Arrivano da Volterra (PI) i
Tuchulcha, band dal moniker tanto impronunciabile quanto originale ed affascinante. Fatte le dovute ricerche ho appreso che si tratta del nome di una divinità etrusca (da sottolineare e premiare la scelta di omaggiare la propria terra), dall’aspetto decisamente poco rassicurante, visto che la sua raffigurazione più comune ci presenta un dio dal corpo umano, becco da rapace, orecchie d’asino, capelli formati da serpenti, ali e zampe da uccello. Un bel minestrone insomma, ma tant’è…
Sfortunatamente per i nostri ragazzi toscani, altrettanta originalità non risiede anche nella proposta musicale, assestata su un death metal fin troppo scolastico e stantio.
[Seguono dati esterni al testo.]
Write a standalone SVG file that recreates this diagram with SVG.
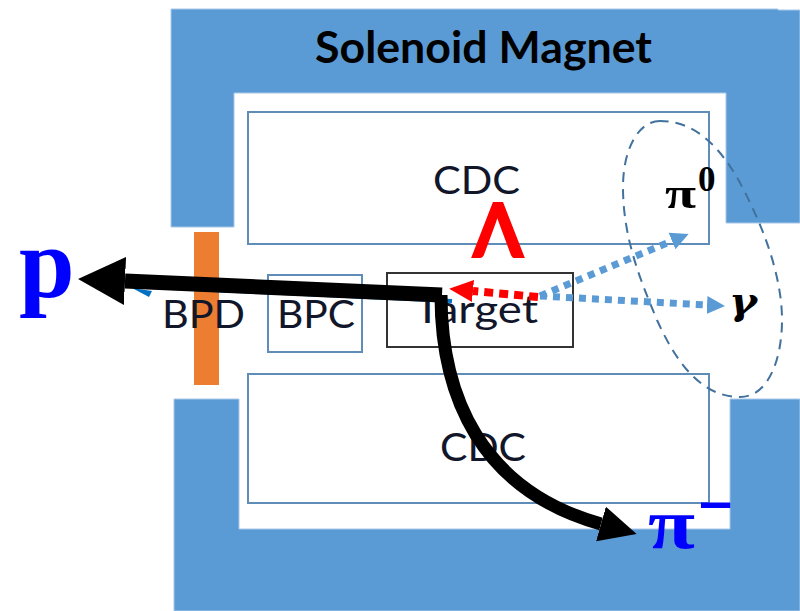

Chi mi conosce sa che sono la persona più lontana dal concetto di originalità a tutti i costi, io in un album o in un demo cerco la sostanza, sticazzi se suona già sentito o meno, l’importante è che colpisca e convinca. Quindi il problema con i Tuchulcha non è, per me, tanto il fatto che la loro proposta non ci regali nulla di nuovo, quanto, piuttosto, il fatto che si sente troppo un’immaturità di fondo che solo raramente viene soppiantata da riff interessanti (vedi “Burning in Velathri”, più dinamica e spigliata, forse l’episodio meglio riuscito del demo). I riff sono troppo squadrati e poco dinamici, così come le ritmiche, quasi sempre assestate su tempi medi fin troppo scolastici. E in generale sono proprio i brani nella loro interezza ad essere troppo lineari, manca quel cambio di tempo che ti spiazza o quel riff che ti fa saltare dalla sedia, e se a questo aggiungiamo anche una registrazione non proprio ottimale e troppo poco potente, visto il genere proposto, le cose peggiorano un po’.
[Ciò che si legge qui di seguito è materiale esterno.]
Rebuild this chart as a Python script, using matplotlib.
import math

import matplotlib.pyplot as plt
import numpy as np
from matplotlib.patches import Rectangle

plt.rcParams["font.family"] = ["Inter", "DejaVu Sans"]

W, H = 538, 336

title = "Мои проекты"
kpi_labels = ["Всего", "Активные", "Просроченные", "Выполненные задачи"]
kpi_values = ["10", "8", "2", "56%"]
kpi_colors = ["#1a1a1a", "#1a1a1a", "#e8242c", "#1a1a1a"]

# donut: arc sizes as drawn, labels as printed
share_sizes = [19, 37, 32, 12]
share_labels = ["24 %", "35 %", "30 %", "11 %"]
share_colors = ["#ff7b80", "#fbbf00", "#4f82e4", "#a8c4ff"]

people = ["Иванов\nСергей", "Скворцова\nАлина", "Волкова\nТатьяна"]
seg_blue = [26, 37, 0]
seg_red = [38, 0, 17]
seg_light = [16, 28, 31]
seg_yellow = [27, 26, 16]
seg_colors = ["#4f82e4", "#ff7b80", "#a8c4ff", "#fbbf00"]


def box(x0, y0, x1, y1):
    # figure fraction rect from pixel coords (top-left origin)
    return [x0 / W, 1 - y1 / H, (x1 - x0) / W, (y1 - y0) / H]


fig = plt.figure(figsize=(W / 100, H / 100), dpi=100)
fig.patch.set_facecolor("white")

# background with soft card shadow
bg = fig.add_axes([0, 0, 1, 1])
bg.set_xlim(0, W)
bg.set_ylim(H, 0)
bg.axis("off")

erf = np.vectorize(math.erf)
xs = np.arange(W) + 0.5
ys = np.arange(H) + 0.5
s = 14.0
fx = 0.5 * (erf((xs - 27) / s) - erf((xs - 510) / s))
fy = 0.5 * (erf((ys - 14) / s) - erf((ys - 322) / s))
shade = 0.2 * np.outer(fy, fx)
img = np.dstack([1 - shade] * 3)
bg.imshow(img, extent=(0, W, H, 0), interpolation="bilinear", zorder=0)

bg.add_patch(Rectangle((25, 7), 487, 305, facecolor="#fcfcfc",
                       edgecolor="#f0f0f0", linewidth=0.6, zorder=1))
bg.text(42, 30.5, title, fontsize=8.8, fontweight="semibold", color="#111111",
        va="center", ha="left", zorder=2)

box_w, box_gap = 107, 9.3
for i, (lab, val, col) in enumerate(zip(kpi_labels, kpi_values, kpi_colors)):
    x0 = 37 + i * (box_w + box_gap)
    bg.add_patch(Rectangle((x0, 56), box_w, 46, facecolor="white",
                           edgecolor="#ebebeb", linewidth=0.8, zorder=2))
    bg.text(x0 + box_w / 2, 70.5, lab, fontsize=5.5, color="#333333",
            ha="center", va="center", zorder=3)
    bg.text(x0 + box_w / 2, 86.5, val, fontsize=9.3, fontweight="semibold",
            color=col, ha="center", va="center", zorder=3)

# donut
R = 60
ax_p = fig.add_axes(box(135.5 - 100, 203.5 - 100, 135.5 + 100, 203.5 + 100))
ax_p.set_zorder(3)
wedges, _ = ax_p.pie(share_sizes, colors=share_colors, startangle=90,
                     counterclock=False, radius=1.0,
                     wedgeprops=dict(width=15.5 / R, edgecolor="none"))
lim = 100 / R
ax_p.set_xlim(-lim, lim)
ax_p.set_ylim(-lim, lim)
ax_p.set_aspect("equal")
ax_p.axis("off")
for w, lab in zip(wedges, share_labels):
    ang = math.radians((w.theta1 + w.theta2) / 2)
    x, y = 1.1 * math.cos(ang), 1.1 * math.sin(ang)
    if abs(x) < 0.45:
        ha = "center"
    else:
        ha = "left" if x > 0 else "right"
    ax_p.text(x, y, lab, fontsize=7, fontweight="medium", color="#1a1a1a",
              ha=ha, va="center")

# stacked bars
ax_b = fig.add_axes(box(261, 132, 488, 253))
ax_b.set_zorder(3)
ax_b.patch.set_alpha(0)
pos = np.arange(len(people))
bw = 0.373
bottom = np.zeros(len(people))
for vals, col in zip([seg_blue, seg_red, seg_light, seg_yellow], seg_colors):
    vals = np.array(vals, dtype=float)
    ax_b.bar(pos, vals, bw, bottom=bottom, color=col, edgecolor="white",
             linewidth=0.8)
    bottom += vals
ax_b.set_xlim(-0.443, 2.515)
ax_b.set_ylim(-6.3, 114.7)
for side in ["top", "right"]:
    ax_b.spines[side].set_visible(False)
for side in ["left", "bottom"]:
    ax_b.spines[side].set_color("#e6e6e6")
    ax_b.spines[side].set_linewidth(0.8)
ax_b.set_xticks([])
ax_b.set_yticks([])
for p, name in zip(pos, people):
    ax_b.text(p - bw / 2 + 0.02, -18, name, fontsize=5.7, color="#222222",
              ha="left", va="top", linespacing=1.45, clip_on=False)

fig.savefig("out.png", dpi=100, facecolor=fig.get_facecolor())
Non mi sento di stroncare in tutto la band toscana, perché percepisco una certa sincerità nella loro proposta, e soprattutto perché qualche bel riff ogni tanto spunta fuori, ma è troppo poco per alzare il giudizio finale del demo, ancora troppo acerbo per poter sperare di lasciare un segno tangibile nella scena estrema italiana. Se si eccettua il buon growl di Emiliano, che però avrebbe potuto lavorare un po’ di più sulle dinamiche della voce, per il resto abbiamo a che fare con un death troppo monotono (chi ha detto Six Feet Under?), di chiara derivazione nineties, ma che non colpisce a fondo, e nel genere questo è un difetto fin troppo rilevante. Mi riservo di esprimere un giudizio definitivo dopo l’uscita del full length, che so essere prossima. Vediamo se nel frattempo i Tuchulcha sono riusciti a smussare gli inevitabili errori dettati dall’inesperienza.